How does a linear operator act on a bra?

If $A:V\to V$ is a linear operator on a vector space $V$ with basis $|m\rangle$, Dirac defined the action $\langle n|A$ of $A$ on the bra vector $\langle n|$ (an element of the dual space $V^*$)as a new bra vector that is evaluated on a ket $|m\rangle$ to give the same answer as the evaluation of $\langle n|$ on $A|m\rangle$. In other words he set $$ (\langle n|A)|m\rangle = \langle n|(A|m\rangle). $$ Since it does not matter where one puts the brackets Dirac just writes $$ \langle n|A|m\rangle $$ for both things. Note that the dagger operation $\dagger: |m\rangle\mapsto \langle m|= (|m\rangle)^\dagger$ that provides an antilinear map between $V$ and $V^*$ (and so defines the inner product on $V$) is not needed here. So $A$ acting on bras has nothing to do with the hermitian conjugate $A^\dagger$ which needs the inner product. As $A$ acting to the left on bra vectors is really an operator $V^*\to V^*$ rather than an operator $V\to V$ it usual in linear algebra to regard it as different operator $A^*:V^*\to V^*$ that is called the "conjugate," or the "transpose." The latter name is probably best as no complex conjugation is involved, and in the dual basis $A^*$ is representated by the transpose (but not the complex conjugate transpose) of the matrix representing $A$.

Note added: I just saw Qmechanic's answer.

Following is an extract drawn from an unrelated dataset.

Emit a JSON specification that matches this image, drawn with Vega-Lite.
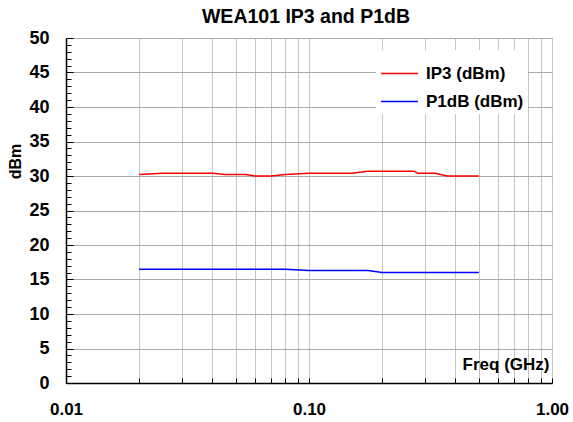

What he says: $A|\phi\rangle = |\chi\rangle \Leftrightarrow \langle \phi|A^\dagger =\langle \chi|$ is quite correct, but you really don't need to use the dagger to define left action of $A$.

  1. Using Shankar's notation from his eq. (1.6.14), an operator acting on a bra$^1$ $$\langle \phi | ~=~ \langle \psi |\hat{A} $$ is equivalent to the Hermitian adjoint operator acting the corresponding ket $$|\phi \rangle ~=~ \hat{A}^{\dagger}|\psi \rangle . $$

  2. The Hermitian adjoint operator fulfills the relation $$ \langle w | \hat{A}v \rangle~=~\langle \hat{A}^{\dagger}w | v \rangle. $$


$^{1}$We will ignore subtleties with unbounded operators, domains, selfadjoint extensions, etc., in this answer.

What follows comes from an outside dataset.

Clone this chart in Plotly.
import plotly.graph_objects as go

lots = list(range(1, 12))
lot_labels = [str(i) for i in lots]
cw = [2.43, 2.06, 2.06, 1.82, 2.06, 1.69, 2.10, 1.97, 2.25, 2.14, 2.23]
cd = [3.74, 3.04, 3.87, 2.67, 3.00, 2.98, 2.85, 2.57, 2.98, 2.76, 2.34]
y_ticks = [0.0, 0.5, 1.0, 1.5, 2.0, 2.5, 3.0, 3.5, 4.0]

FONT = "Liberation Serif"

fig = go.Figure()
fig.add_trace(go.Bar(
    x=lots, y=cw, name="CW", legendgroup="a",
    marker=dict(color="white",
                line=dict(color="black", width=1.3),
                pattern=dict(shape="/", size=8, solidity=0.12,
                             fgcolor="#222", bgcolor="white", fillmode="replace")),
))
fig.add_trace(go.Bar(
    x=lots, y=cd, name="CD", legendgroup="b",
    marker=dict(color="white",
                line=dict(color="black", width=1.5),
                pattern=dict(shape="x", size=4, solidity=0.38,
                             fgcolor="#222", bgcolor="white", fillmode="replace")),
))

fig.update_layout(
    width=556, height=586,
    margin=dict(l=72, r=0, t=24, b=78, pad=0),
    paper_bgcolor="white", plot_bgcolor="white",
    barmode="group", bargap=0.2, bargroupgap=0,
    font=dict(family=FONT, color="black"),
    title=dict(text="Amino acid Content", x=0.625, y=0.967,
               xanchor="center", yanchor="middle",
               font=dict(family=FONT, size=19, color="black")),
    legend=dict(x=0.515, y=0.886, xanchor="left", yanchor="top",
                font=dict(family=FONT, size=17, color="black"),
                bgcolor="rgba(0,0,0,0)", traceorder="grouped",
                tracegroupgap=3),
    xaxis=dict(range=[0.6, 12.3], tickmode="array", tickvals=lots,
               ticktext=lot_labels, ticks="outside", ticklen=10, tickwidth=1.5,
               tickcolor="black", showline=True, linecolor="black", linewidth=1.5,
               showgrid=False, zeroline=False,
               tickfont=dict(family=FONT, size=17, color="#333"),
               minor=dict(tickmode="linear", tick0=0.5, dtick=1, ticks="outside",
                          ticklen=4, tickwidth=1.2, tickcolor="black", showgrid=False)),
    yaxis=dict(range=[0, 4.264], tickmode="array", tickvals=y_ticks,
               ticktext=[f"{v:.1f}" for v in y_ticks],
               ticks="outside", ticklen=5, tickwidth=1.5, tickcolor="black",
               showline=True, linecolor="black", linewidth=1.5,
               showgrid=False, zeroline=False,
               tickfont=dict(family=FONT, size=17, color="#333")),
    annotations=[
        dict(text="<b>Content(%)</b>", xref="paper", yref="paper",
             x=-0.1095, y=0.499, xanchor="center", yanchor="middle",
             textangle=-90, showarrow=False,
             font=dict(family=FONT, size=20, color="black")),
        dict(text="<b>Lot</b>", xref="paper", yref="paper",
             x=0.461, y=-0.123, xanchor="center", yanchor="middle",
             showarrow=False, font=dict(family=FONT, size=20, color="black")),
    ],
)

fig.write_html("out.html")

There is a standard definition for the action of a linear operator on a bra, although many authors (including Shankar) sloppily skip defining it. $\langle \phi| A$ is defined to be the linear functional such that $\big( \langle \phi| A \big) |\psi\rangle \equiv \langle \phi| \big(A |\psi\rangle\big)$. In other worlds, you first act the linear operator on the ket that's getting "eaten" and then act the bra $\langle \phi |$ on the output of that.

Similarly, we can define the action of the adjoint of a linear operator on a ket. $$A^\dagger | \psi \rangle$$ is defined by how an arbitrary bra $\langle \phi |$ acts on it: $$\langle \phi | \big( A^\dagger | \psi \rangle \big) := \big( \langle \phi | A^\dagger \big) | \psi \rangle = \langle A \phi | \psi \rangle.$$ Note that unlike the former case, this requires an inner product structure so that we can define the adjoint.

The inner product of a ket $A^\dagger | \psi \rangle$ with all possible kets $|\phi\rangle$ completely specifies the ket, because the positive-definiteness of the inner product implies that it's nondegenerate. It's not often appreciated that the adjoint of an operator only has a unique action on kets because of the positive-definiteness requirement on the inner product.